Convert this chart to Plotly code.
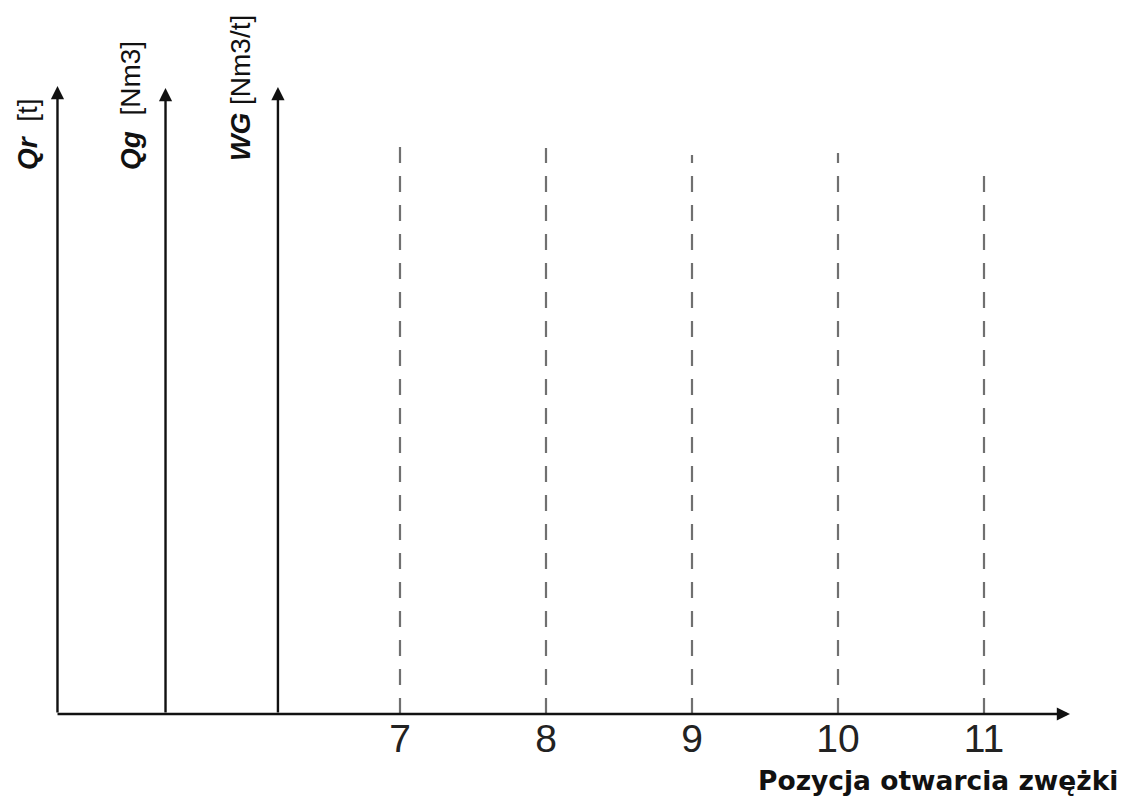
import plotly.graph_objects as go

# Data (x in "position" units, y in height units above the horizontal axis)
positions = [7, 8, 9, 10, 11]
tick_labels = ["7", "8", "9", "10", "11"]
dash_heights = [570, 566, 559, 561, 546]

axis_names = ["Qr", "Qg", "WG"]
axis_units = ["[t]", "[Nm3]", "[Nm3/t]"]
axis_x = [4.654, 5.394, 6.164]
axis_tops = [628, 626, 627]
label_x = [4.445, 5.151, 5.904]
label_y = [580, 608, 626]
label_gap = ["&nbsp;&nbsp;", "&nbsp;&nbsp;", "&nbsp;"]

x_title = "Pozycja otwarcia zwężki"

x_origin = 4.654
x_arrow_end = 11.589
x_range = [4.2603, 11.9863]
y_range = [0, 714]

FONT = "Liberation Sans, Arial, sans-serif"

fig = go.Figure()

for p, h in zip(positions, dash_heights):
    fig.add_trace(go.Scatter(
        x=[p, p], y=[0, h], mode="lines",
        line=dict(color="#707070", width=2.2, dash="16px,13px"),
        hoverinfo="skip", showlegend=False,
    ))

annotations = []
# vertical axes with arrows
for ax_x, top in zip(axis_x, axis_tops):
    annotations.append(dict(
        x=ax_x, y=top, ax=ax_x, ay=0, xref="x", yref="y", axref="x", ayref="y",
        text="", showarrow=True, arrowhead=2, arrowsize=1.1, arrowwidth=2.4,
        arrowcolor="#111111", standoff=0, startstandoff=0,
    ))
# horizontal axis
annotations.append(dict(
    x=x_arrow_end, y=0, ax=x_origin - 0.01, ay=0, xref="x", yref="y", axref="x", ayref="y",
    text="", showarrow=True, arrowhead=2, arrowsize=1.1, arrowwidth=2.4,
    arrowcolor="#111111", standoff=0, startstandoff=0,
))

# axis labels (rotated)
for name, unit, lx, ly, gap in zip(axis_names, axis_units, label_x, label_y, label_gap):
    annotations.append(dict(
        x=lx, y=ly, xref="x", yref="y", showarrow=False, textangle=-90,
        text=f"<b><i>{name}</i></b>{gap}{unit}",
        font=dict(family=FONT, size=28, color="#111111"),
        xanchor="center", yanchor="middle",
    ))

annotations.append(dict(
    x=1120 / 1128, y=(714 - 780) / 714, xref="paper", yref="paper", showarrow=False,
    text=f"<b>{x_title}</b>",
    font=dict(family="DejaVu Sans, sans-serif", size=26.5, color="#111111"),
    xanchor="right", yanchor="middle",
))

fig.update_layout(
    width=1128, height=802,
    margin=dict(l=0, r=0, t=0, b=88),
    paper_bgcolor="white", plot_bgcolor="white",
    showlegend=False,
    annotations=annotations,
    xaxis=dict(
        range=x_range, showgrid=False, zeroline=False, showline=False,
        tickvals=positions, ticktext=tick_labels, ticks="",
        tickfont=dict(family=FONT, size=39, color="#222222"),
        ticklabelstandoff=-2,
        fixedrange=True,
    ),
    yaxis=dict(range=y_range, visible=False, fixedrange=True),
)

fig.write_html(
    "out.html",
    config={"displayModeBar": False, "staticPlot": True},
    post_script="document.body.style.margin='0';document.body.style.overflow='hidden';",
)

## WORK INSTRUCTIONS
Make an exact copy of the lines from the top of the material through the line with "fig = go.Figure()", pictures excluded.

## THE SOLUTION
Convert this chart to Plotly code.
import plotly.graph_objects as go

# Data (x in "position" units, y in height units above the horizontal axis)
positions = [7, 8, 9, 10, 11]
tick_labels = ["7", "8", "9", "10", "11"]
dash_heights = [570, 566, 559, 561, 546]

axis_names = ["Qr", "Qg", "WG"]
axis_units = ["[t]", "[Nm3]", "[Nm3/t]"]
axis_x = [4.654, 5.394, 6.164]
axis_tops = [628, 626, 627]
label_x = [4.445, 5.151, 5.904]
label_y = [580, 608, 626]
label_gap = ["&nbsp;&nbsp;", "&nbsp;&nbsp;", "&nbsp;"]

x_title = "Pozycja otwarcia zwężki"

x_origin = 4.654
x_arrow_end = 11.589
x_range = [4.2603, 11.9863]
y_range = [0, 714]

FONT = "Liberation Sans, Arial, sans-serif"

fig = go.Figure()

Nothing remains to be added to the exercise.